### Exercise description
Retype the data exactly, from its first line to the line containing "const phaseTicks = [0, -180, -360, -540];", including both, and skip any picture.
┏━━
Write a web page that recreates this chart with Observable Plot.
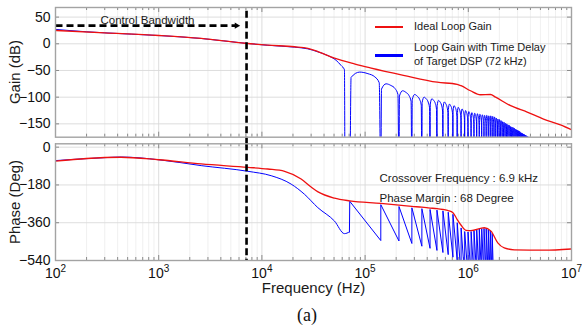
<!DOCTYPE html>
<html>
<head>
<meta charset="utf-8">
<script src="https://cdn.jsdelivr.net/npm/d3@7"></script>
<script src="https://cdn.jsdelivr.net/npm/@observablehq/plot@0.6"></script>
<style>
  html,body{margin:0;padding:0;background:#fff;}
  #chart{position:relative;width:582px;height:334px;overflow:hidden;background:#fff;font-family:"Liberation Sans",Arial,sans-serif;color:#111;}
  #chart svg{position:absolute;left:0;}
  .sw{position:absolute;left:375px;width:28px;}
  .lg{position:absolute;left:414px;font-size:11px;line-height:14.4px;white-space:nowrap;color:#1a1a1a;}
  .ylab{position:absolute;left:-45px;width:120px;height:18px;line-height:18px;text-align:center;font-size:15px;color:#1a1a1a;transform:rotate(-90deg);white-space:nowrap;}
  #cap{position:absolute;left:277px;width:60px;top:304px;text-align:center;font-family:"Liberation Serif","Times New Roman",serif;font-size:18px;line-height:22px;color:#111;}
</style>
</head>
<body>
<div id="chart"></div>
<script>
// ---------------- data ----------------
const decades = [1e2, 1e3, 1e4, 1e5, 1e6, 1e7];
const minorMultipliers = [2, 3, 4, 5, 6, 7, 8, 9];
const gainTicks = [50, 0, -50, -100, -150];
const phaseTicks = [0, -180, -360, -540];

// Ideal loop gain (red)
const redGainHz = [100, 300, 1000, 2580, 6900, 11400, 20700, 27900, 34800, 50500, 80000, 112000, 235000, 500000, 780000, 850000, 1050000, 1310000, 1640000, 1840000, 2570000, 3720000, 5360000, 7820000, 10000000];
const redGainDb = [25, 20.5, 15.5, 10, 1, -2.5, -5.5, -8.5, -14.5, -27, -38, -45, -59, -72, -76, -78.5, -88, -95.5, -95, -100, -116, -128, -141, -152, -161];

// Loop gain with DSP delay (blue) up to the first notch
const blueGainHz = [100, 200, 300, 1000, 2580, 6900, 11400, 20700, 27900, 34800, 43500, 52400, 58600, 63100, 63900];
const blueGainDb = [27, 22.5, 20.5, 15.5, 10, 1, -2.8, -6.3, -9.5, -15, -22, -31, -40.7, -48.8, -260];

// notch spacing (sampling of target DSP) and the peak of each lobe between notches
const notchSpacingHz = 71000;
const lobePeakDb = [-53, -75, -88, -95, -100, -103, -106, -109, -113, -116, -119, -122, -125, -127, -129, -130, -131, -132, -133, -134, -134, -135, -135, -136,
  -137, -139, -141, -142, -144, -146, -147, -149, -150, -152, -153, -155, -156, -157, -158, -160, -161, -162, -163, -164, -166, -167, -168, -169, -170, -171, -172, -173, -174, -175, -176];
// lobe profile: position inside the lobe and level relative to its peak
const lobeShapeU = [0.03, 0.25, 0.5, 0.75, 0.93];
const lobeShapeDb = [-10, 0, -3, -9, -20];
const notchDb = -260;

// Phase (red, ideal)
const redPhaseHz = [100, 200, 430, 1000, 2580, 7300, 11400, 16600, 24000, 30000, 35000, 50500, 71000, 142000, 213000, 284000, 355000, 426000, 497000, 568000, 639000, 710000, 781000, 852000, 950000, 1060000, 1430000, 1660000, 1930000, 2230000, 2790000, 5440000, 10000000];
const redPhaseDeg = [-67, -54, -48, -60, -80, -96, -104, -115, -152, -190, -213, -243, -256, -268, -276, -282, -286, -290, -293, -297, -302, -312, -345, -372, -396, -398, -384, -400, -456, -480, -489, -491, -485];

// Phase (blue) before the first wrap, then saw-tooth teeth
const bluePhaseHz = [100, 300, 434, 1000, 2580, 7300, 12300, 19200, 25800, 34800, 50500, 63100, 70500];
const bluePhaseDeg = [-64, -50, -47, -60, -88, -115, -136, -176, -224, -288, -352, -412, -404];
const toothTopDeg = [-258, -274, -283, -289, -293, -297, -300, -304, -310, -320, -360, -385, -402, -404, -402, -398, -394, -390, -388, -387, -388, -392, -398, -410];
const toothBottomDeg = [-445, -447, -459, -472, -482, -492, -502, -512, -524, -540, -620, -620, -620, -620, -620, -620, -620, -620, -620, -620, -620, -620, -620, -700];

const crossoverHz = 7100;
const arrowDb = 34;
const arrowStartHz = 100;
const arrowHeadHz = 5680;

// ---------------- build tables ----------------
const minorTicks = decades.slice(0, -1).flatMap(d => minorMultipliers.map(m => m * d));
const redGain = redGainHz.map((f, i) => ({f, v: redGainDb[i]}));
const blueGain = blueGainHz.map((f, i) => ({f, v: blueGainDb[i]}));
blueGain.push({f: notchSpacingHz, v: notchDb});
lobePeakDb.forEach((pk, i) => {
  const n = i + 1;
  lobeShapeU.forEach((u, j) => blueGain.push({f: (n + u) * notchSpacingHz, v: pk + lobeShapeDb[j]}));
  blueGain.push({f: (n + 1) * notchSpacingHz, v: notchDb});
});
const redPhase = redPhaseHz.map((f, i) => ({f, v: redPhaseDeg[i]}));
const bluePhase = bluePhaseHz.map((f, i) => ({f, v: bluePhaseDeg[i]}));
const teeth = [bluePhase[bluePhase.length - 1]];
toothTopDeg.forEach((top, i) => {
  const n = i + 1;
  teeth.push({f: n * notchSpacingHz, v: top});
  teeth.push({f: (n + 1) * notchSpacingHz * 0.9995, v: toothBottomDeg[i]});
});

// ---------------- layout ----------------
const W = 582, ML = 55, MR = 11, frameW = W - ML - MR;
const font = '"Liberation Sans", Arial, sans-serif';
const gridMinor = "#ececec", gridMajor = "#d9d9d9", frameColor = "#a3a3a3", tickColor = "#8a8a8a";
const RED = "#ee1111", BLUE = "#0000ff";
const xScale = {type: "log", domain: [1e2, 1e7], axis: null};
const svgStyle = {background: "transparent", overflow: "visible", fontFamily: font, fontSize: "14px", color: "#111"};

function edgeTicks(frameH, yTicks) {
  return [
    Plot.tickX(minorTicks, {x: d => d, stroke: tickColor, insetBottom: frameH - 3}),
    Plot.tickX(decades, {x: d => d, stroke: tickColor, insetBottom: frameH - 5}),
    Plot.tickX(minorTicks, {x: d => d, stroke: tickColor, insetTop: frameH - 3}),
    Plot.tickX(decades, {x: d => d, stroke: tickColor, insetTop: frameH - 5}),
    Plot.tickY(yTicks, {y: d => d, stroke: tickColor, insetLeft: frameW - 4}),
    Plot.tickY(yTicks, {y: d => d, stroke: tickColor, insetRight: frameW - 4})
  ];
}

// ---------------- gain panel ----------------
const H1 = 144, MT1 = 7, MB1 = 7.3, frameH1 = H1 - MT1 - MB1;
const gain = Plot.plot({
  width: W, height: H1, marginLeft: ML, marginRight: MR, marginTop: MT1, marginBottom: MB1,
  style: svgStyle,
  x: xScale,
  y: {domain: [-175, 68], ticks: gainTicks, tickSize: 0, tickPadding: 5, label: null},
  marks: [
    Plot.ruleX(minorTicks, {x: d => d, stroke: gridMinor, strokeWidth: 0.8}),
    Plot.ruleX(decades, {x: d => d, stroke: gridMajor, strokeWidth: 0.9}),
    Plot.ruleY(gainTicks, {y: d => d, stroke: gridMajor, strokeWidth: 0.9}),
    ...edgeTicks(frameH1, gainTicks),
    Plot.line(blueGain, {x: "f", y: "v", stroke: BLUE, strokeWidth: 1, curve: "monotone-x", clip: true}),
    Plot.line(redGain, {x: "f", y: "v", stroke: RED, strokeWidth: 1.3, curve: "monotone-x", clip: true}),
    Plot.ruleX([crossoverHz], {x: d => d, y1: -188, y2: 68, stroke: "#000", strokeWidth: 2.6, strokeDasharray: "7,3.5"}),
    Plot.link([arrowDb], {x1: arrowStartHz, x2: arrowHeadHz, y1: d => d, y2: d => d, stroke: "#000", strokeWidth: 2.6, strokeDasharray: "7,4"}),
    Plot.dot([arrowDb], {x: arrowHeadHz, y: d => d, symbol: "triangle2", r: 3, rotate: 90, fill: "#000", stroke: "none"}),
    Plot.text(["Control Bandwidth"], {frameAnchor: "top-left", dx: 45, dy: 8.8, textAnchor: "start", fontSize: 11.5, fill: "#1a1a1a"}),
    Plot.frame({stroke: frameColor, strokeWidth: 1.4})
  ]
});
gain.style.top = "0px";

// ---------------- phase panel ----------------
const H2 = 194, MT2 = 3.3, MB2 = 74, frameH2 = H2 - MT2 - MB2;
const phase = Plot.plot({
  width: W, height: H2, marginLeft: ML, marginRight: MR, marginTop: MT2, marginBottom: MB2,
  style: svgStyle,
  x: xScale,
  y: {domain: [-540, 16], ticks: phaseTicks, tickSize: 0, tickPadding: 5, label: null},
  marks: [
    Plot.ruleX(minorTicks, {x: d => d, stroke: gridMinor, strokeWidth: 0.8}),
    Plot.ruleX(decades, {x: d => d, stroke: gridMajor, strokeWidth: 0.9}),
    Plot.ruleY(phaseTicks, {y: d => d, stroke: gridMajor, strokeWidth: 0.9}),
    ...edgeTicks(frameH2, phaseTicks),
    Plot.line(bluePhase, {x: "f", y: "v", stroke: BLUE, strokeWidth: 1, curve: "monotone-x", clip: true}),
    Plot.line(teeth, {x: "f", y: "v", stroke: BLUE, strokeWidth: 1, clip: true}),
    Plot.line(redPhase, {x: "f", y: "v", stroke: RED, strokeWidth: 1.3, curve: "monotone-x", clip: true}),
    Plot.ruleX([crossoverHz], {x: d => d, stroke: "#000", strokeWidth: 2.6, strokeDasharray: "7,3.5"}),
    Plot.text(["Crossover Frequency : 6.9 kHz"], {frameAnchor: "top-left", dx: 324, dy: 30, textAnchor: "start", fontSize: 11.5, fill: "#1a1a1a"}),
    Plot.text(["Phase Margin : 68 Degree"], {frameAnchor: "top-left", dx: 324, dy: 50, textAnchor: "start", fontSize: 11.5, fill: "#1a1a1a"}),
    Plot.text(decades, {x: d => d, frameAnchor: "bottom", dy: 17, dx: 5, text: () => "10", textAnchor: "end", fontSize: 14, fill: "#111"}),
    Plot.text(decades, {x: d => d, frameAnchor: "bottom", dy: 11, dx: 5, text: d => String(Math.round(Math.log10(d))), textAnchor: "start", fontSize: 10, fill: "#111"}),
    Plot.text(["Frequency (Hz)"], {frameAnchor: "bottom", dy: 32, fontSize: 15, fill: "#1a1a1a"}),
    Plot.frame({stroke: frameColor, strokeWidth: 1.4})
  ]
});
phase.style.top = "140px";

const chart = document.getElementById("chart");
chart.appendChild(gain);
chart.appendChild(phase);

// axis titles, legend and caption
const overlayHtml = `
  <div class="ylab" style="top:63px">Gain (dB)</div>
  <div class="ylab" style="top:192.5px">Phase (Deg)</div>
  <div class="sw" style="top:26px;height:2px;background:${RED}"></div>
  <div class="lg" style="top:19px">Ideal Loop Gain</div>
  <div class="sw" style="top:54px;height:2.5px;background:${BLUE}"></div>
  <div class="lg" style="top:39.5px">Loop Gain with Time Delay<br>of Target DSP (72 kHz)</div>
  <div id="cap">(a)</div>`;
chart.insertAdjacentHTML("beforeend", overlayHtml);
</script>
</body>
</html>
┗━━
### Exercise output
Write a web page that recreates this chart with Observable Plot.
<!DOCTYPE html>
<html>
<head>
<meta charset="utf-8">
<script src="https://cdn.jsdelivr.net/npm/d3@7"></script>
<script src="https://cdn.jsdelivr.net/npm/@observablehq/plot@0.6"></script>
<style>
  html,body{margin:0;padding:0;background:#fff;}
  #chart{position:relative;width:582px;height:334px;overflow:hidden;background:#fff;font-family:"Liberation Sans",Arial,sans-serif;color:#111;}
  #chart svg{position:absolute;left:0;}
  .sw{position:absolute;left:375px;width:28px;}
  .lg{position:absolute;left:414px;font-size:11px;line-height:14.4px;white-space:nowrap;color:#1a1a1a;}
  .ylab{position:absolute;left:-45px;width:120px;height:18px;line-height:18px;text-align:center;font-size:15px;color:#1a1a1a;transform:rotate(-90deg);white-space:nowrap;}
  #cap{position:absolute;left:277px;width:60px;top:304px;text-align:center;font-family:"Liberation Serif","Times New Roman",serif;font-size:18px;line-height:22px;color:#111;}
</style>
</head>
<body>
<div id="chart"></div>
<script>
// ---------------- data ----------------
const decades = [1e2, 1e3, 1e4, 1e5, 1e6, 1e7];
const minorMultipliers = [2, 3, 4, 5, 6, 7, 8, 9];
const gainTicks = [50, 0, -50, -100, -150];
const phaseTicks = [0, -180, -360, -540];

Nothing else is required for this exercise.